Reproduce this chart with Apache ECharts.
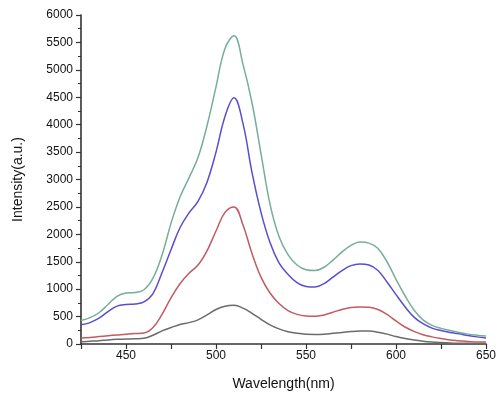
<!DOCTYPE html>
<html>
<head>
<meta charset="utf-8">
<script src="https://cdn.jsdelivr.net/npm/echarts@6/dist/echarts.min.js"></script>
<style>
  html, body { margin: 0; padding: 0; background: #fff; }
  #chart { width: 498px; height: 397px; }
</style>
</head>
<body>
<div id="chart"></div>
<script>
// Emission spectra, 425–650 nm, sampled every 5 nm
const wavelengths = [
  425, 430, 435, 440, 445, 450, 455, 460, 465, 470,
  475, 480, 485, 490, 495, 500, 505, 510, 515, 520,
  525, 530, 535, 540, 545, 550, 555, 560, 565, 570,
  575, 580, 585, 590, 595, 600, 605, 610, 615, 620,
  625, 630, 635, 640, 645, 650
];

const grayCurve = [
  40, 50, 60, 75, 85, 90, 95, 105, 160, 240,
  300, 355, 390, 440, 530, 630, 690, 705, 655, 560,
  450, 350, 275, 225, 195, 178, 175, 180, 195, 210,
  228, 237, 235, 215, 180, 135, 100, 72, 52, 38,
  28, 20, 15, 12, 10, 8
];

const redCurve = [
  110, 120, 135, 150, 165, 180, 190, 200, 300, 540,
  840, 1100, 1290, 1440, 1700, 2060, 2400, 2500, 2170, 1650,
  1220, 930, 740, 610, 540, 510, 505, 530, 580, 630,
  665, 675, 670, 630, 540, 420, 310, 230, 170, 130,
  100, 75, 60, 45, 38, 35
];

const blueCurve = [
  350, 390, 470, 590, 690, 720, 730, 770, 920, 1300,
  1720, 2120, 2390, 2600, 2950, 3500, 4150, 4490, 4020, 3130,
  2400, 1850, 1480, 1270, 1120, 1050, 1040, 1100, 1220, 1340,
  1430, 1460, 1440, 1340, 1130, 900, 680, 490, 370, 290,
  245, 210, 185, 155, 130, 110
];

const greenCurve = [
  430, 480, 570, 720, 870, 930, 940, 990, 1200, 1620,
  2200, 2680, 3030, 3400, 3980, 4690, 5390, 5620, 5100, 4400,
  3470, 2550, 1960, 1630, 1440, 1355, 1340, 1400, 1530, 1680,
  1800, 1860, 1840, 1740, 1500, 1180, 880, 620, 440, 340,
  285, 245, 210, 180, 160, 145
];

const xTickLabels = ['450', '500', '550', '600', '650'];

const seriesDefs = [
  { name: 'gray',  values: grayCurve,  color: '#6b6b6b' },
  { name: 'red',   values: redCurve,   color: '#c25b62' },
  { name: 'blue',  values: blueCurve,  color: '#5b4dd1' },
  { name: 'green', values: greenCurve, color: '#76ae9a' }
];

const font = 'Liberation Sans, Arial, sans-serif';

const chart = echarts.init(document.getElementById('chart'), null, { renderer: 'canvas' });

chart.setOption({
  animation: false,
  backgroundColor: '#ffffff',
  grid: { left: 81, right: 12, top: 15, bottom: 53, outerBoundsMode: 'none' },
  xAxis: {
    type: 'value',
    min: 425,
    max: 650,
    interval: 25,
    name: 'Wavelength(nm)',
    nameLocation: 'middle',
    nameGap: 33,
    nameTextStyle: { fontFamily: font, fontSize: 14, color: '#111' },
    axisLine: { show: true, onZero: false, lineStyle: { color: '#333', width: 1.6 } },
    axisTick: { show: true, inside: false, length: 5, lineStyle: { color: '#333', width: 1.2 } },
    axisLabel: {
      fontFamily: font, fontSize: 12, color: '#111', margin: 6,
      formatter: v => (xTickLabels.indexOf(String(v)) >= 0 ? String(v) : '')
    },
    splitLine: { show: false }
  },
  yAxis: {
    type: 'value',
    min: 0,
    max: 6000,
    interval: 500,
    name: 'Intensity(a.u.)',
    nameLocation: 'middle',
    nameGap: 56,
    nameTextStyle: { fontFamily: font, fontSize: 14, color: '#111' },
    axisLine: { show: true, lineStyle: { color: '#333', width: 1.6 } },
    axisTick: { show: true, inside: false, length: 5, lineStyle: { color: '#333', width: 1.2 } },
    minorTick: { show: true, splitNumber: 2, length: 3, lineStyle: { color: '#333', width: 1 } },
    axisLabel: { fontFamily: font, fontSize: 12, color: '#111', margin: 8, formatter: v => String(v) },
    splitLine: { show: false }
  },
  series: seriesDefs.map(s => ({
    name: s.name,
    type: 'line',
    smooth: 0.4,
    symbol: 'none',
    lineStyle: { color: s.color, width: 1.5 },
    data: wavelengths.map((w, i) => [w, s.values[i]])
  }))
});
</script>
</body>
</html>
--------------------
Transcribe the preceding listing in its entirety and with exact wording, leaving out pictures.

- **Written answer**
Reproduce this chart with Apache ECharts.
<!DOCTYPE html>
<html>
<head>
<meta charset="utf-8">
<script src="https://cdn.jsdelivr.net/npm/echarts@6/dist/echarts.min.js"></script>
<style>
  html, body { margin: 0; padding: 0; background: #fff; }
  #chart { width: 498px; height: 397px; }
</style>
</head>
<body>
<div id="chart"></div>
<script>
// Emission spectra, 425–650 nm, sampled every 5 nm
const wavelengths = [
  425, 430, 435, 440, 445, 450, 455, 460, 465, 470,
  475, 480, 485, 490, 495, 500, 505, 510, 515, 520,
  525, 530, 535, 540, 545, 550, 555, 560, 565, 570,
  575, 580, 585, 590, 595, 600, 605, 610, 615, 620,
  625, 630, 635, 640, 645, 650
];

const grayCurve = [
  40, 50, 60, 75, 85, 90, 95, 105, 160, 240,
  300, 355, 390, 440, 530, 630, 690, 705, 655, 560,
  450, 350, 275, 225, 195, 178, 175, 180, 195, 210,
  228, 237, 235, 215, 180, 135, 100, 72, 52, 38,
  28, 20, 15, 12, 10, 8
];

const redCurve = [
  110, 120, 135, 150, 165, 180, 190, 200, 300, 540,
  840, 1100, 1290, 1440, 1700, 2060, 2400, 2500, 2170, 1650,
  1220, 930, 740, 610, 540, 510, 505, 530, 580, 630,
  665, 675, 670, 630, 540, 420, 310, 230, 170, 130,
  100, 75, 60, 45, 38, 35
];

const blueCurve = [
  350, 390, 470, 590, 690, 720, 730, 770, 920, 1300,
  1720, 2120, 2390, 2600, 2950, 3500, 4150, 4490, 4020, 3130,
  2400, 1850, 1480, 1270, 1120, 1050, 1040, 1100, 1220, 1340,
  1430, 1460, 1440, 1340, 1130, 900, 680, 490, 370, 290,
  245, 210, 185, 155, 130, 110
];

const greenCurve = [
  430, 480, 570, 720, 870, 930, 940, 990, 1200, 1620,
  2200, 2680, 3030, 3400, 3980, 4690, 5390, 5620, 5100, 4400,
  3470, 2550, 1960, 1630, 1440, 1355, 1340, 1400, 1530, 1680,
  1800, 1860, 1840, 1740, 1500, 1180, 880, 620, 440, 340,
  285, 245, 210, 180, 160, 145
];

const xTickLabels = ['450', '500', '550', '600', '650'];

const seriesDefs = [
  { name: 'gray',  values: grayCurve,  color: '#6b6b6b' },
  { name: 'red',   values: redCurve,   color: '#c25b62' },
  { name: 'blue',  values: blueCurve,  color: '#5b4dd1' },
  { name: 'green', values: greenCurve, color: '#76ae9a' }
];

const font = 'Liberation Sans, Arial, sans-serif';

const chart = echarts.init(document.getElementById('chart'), null, { renderer: 'canvas' });

chart.setOption({
  animation: false,
  backgroundColor: '#ffffff',
  grid: { left: 81, right: 12, top: 15, bottom: 53, outerBoundsMode: 'none' },
  xAxis: {
    type: 'value',
    min: 425,
    max: 650,
    interval: 25,
    name: 'Wavelength(nm)',
    nameLocation: 'middle',
    nameGap: 33,
    nameTextStyle: { fontFamily: font, fontSize: 14, color: '#111' },
    axisLine: { show: true, onZero: false, lineStyle: { color: '#333', width: 1.6 } },
    axisTick: { show: true, inside: false, length: 5, lineStyle: { color: '#333', width: 1.2 } },
    axisLabel: {
      fontFamily: font, fontSize: 12, color: '#111', margin: 6,
      formatter: v => (xTickLabels.indexOf(String(v)) >= 0 ? String(v) : '')
    },
    splitLine: { show: false }
  },
  yAxis: {
    type: 'value',
    min: 0,
    max: 6000,
    interval: 500,
    name: 'Intensity(a.u.)',
    nameLocation: 'middle',
    nameGap: 56,
    nameTextStyle: { fontFamily: font, fontSize: 14, color: '#111' },
    axisLine: { show: true, lineStyle: { color: '#333', width: 1.6 } },
    axisTick: { show: true, inside: false, length: 5, lineStyle: { color: '#333', width: 1.2 } },
    minorTick: { show: true, splitNumber: 2, length: 3, lineStyle: { color: '#333', width: 1 } },
    axisLabel: { fontFamily: font, fontSize: 12, color: '#111', margin: 8, formatter: v => String(v) },
    splitLine: { show: false }
  },
  series: seriesDefs.map(s => ({
    name: s.name,
    type: 'line',
    smooth: 0.4,
    symbol: 'none',
    lineStyle: { color: s.color, width: 1.5 },
    data: wavelengths.map((w, i) => [w, s.values[i]])
  }))
});
</script>
</body>
</html>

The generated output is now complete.